Há cinco anos, questionado sobre como gostaria de ser lembrado, o cineasta italiano Bernardo Bertolucci respondeu prontamente: “Não me importa”.
O anúncio da morte do mestre do cinema italiano, ontem, aos 77 anos, em sua casa em Trastevere, Roma, em decorrência de um câncer, trouxe à tona as diversas facetas do realizador. Diretor, produtor, roteirista, Bertolucci pode ser lembrado de diferentes maneiras. Seus filmes – duas dúzias, entre curtas e longas, documentários e ficção – falam por ele.
Foi polemista em Último tango em Paris (1972). A cena de sodomia com os personagens de Marlon Brando e Maria Schneider gerou tamanha controvérsia que Bertolucci respondeu por ela até recentemente (leia nesta página). Schneider contou não saber da icônica “cena da manteiga”.
O marxista Bertolucci levou a política para tramas que tinham a história da Itália como pano de fundo: do drama amoroso Antes da revolução (1964) – onde ele próprio pode ser visto como o burguês que enxergou no proletariado seu ideal de futuro – ao épico 1990 (1976), em que acompanhou os movimentos sociopolíticos da Itália na primeira metade do século 20.

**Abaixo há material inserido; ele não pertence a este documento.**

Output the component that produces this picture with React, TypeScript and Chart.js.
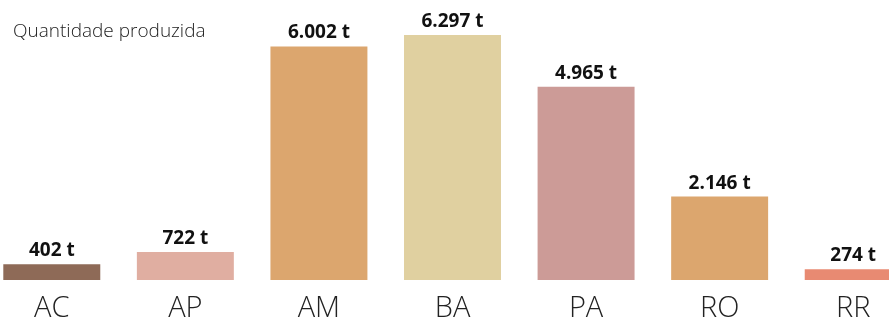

Foi minimalista e grandioso. Levou imensas plateias a se deleitarem com cenários “exóticos” de O último imperador (1987) e O pequeno Buda (1996). Ao mesmo tempo, redescobriu que pequenos dramas pessoais podiam levantar grandes questionamentos (Os sonhadores, 2003).
Sexo, política e psicanálise foram temas caros a Bertolucci. Nascido em 16 de março de 1941 em Parma, Nordeste da Itália, ele cresceu em um ambiente rico e intelectual.
Entre os prêmios que recebeu estão o Leão de Ouro no Festival de Veneza (2007), a Palma de Ouro honorária no Festival de Cannes (2011) e os Oscars de melhor diretor e roteiro, dividido com Mark Peploe (1988).
Pasolini, Luchino Visconti, Roberto Rosselini, Federico Fellini, Michelangelo Antonioni foram embora há mais tempo. Há pelo menos uma década Bertolucci ocupava o espaço de último realizador italiano com projeção mundial. Espaço, aliás, que ocupava sobre uma cadeira de rodas, consequência de uma cirurgia de hérnia de disco.
Seu último filme foi a participação em Future reloaded, lançado em 2013, nos 70 anos do Festival de Veneza. Setenta diretores participaram do projeto. Bertolucci filmou seu dia a dia de cadeirante nas ruas irregulares do Trastevere.
O melhor de Bertolucci
. Os sonhadores (2003)
Maio de 1968, França. O estudante americano Matthew (Michael Pitt) conhece os gêmeos Isabelle (Eva Green) e Theo (Louis Garrel). O trio partilha não só a paixão pelo cinema, como também o amor e o sexo. É uma espécie de testamento do cineasta para os jovens.
. Beleza roubada (1996)
Ainda que falado em inglês, o filme marca o retorno do diretor à Itália e também a um projeto mais intimista, depois da fase das superproduções iniciada com O último imperador. Depois do suicídio da mãe, a jovem Lucy (Liv Tyler) viaja para a Toscana para tentar se conectar com o passado e acaba descobrindo o amor.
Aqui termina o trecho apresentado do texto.